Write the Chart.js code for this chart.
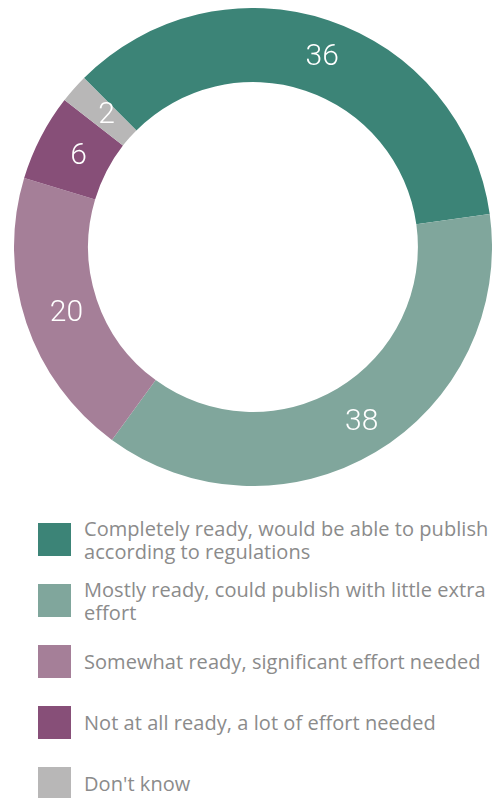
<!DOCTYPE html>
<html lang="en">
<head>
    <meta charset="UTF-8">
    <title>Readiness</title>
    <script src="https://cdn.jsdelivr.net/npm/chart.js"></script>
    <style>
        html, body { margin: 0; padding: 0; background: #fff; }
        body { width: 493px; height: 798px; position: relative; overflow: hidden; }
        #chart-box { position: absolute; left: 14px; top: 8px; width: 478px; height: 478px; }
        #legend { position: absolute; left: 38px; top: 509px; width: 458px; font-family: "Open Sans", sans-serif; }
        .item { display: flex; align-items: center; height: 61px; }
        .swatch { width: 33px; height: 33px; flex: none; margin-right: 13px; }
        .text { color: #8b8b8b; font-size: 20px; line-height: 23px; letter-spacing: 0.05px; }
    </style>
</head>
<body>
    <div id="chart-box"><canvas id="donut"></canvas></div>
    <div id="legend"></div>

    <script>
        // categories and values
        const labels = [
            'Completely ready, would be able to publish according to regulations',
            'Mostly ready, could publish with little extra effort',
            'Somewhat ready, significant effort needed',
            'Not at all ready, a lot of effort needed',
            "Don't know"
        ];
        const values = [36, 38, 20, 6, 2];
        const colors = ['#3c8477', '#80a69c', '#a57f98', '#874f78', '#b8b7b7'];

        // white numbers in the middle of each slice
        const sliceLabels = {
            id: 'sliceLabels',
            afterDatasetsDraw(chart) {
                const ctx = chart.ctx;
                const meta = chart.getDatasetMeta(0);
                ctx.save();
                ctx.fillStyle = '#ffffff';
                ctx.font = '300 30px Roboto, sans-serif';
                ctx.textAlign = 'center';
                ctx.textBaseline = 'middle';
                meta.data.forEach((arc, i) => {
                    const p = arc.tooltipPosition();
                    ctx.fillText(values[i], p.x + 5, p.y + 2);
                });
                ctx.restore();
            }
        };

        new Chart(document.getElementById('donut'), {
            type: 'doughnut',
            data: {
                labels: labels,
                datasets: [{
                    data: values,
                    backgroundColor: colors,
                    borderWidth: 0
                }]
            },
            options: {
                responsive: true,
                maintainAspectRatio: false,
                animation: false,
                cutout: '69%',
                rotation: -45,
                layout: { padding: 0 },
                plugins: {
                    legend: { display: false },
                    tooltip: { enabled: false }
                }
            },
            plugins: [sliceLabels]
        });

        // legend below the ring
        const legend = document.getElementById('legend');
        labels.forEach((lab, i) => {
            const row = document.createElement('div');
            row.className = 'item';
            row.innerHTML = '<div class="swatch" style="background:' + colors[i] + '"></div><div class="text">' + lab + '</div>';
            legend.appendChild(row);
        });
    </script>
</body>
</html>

··········

## GOAL OF THE EXERCISE:
Print, exactly as written, the lines above from the first one to the one containing "['#3c8477', '#80a69c', '#a57f98', '#874f78', '#b8b7b7'];". Leave out pictures.

## FINISHED TASK:
Write the Chart.js code for this chart.
<!DOCTYPE html>
<html lang="en">
<head>
    <meta charset="UTF-8">
    <title>Readiness</title>
    <script src="https://cdn.jsdelivr.net/npm/chart.js"></script>
    <style>
        html, body { margin: 0; padding: 0; background: #fff; }
        body { width: 493px; height: 798px; position: relative; overflow: hidden; }
        #chart-box { position: absolute; left: 14px; top: 8px; width: 478px; height: 478px; }
        #legend { position: absolute; left: 38px; top: 509px; width: 458px; font-family: "Open Sans", sans-serif; }
        .item { display: flex; align-items: center; height: 61px; }
        .swatch { width: 33px; height: 33px; flex: none; margin-right: 13px; }
        .text { color: #8b8b8b; font-size: 20px; line-height: 23px; letter-spacing: 0.05px; }
    </style>
</head>
<body>
    <div id="chart-box"><canvas id="donut"></canvas></div>
    <div id="legend"></div>

    <script>
        // categories and values
        const labels = [
            'Completely ready, would be able to publish according to regulations',
            'Mostly ready, could publish with little extra effort',
            'Somewhat ready, significant effort needed',
            'Not at all ready, a lot of effort needed',
            "Don't know"
        ];
        const values = [36, 38, 20, 6, 2];
        const colors = ['#3c8477', '#80a69c', '#a57f98', '#874f78', '#b8b7b7'];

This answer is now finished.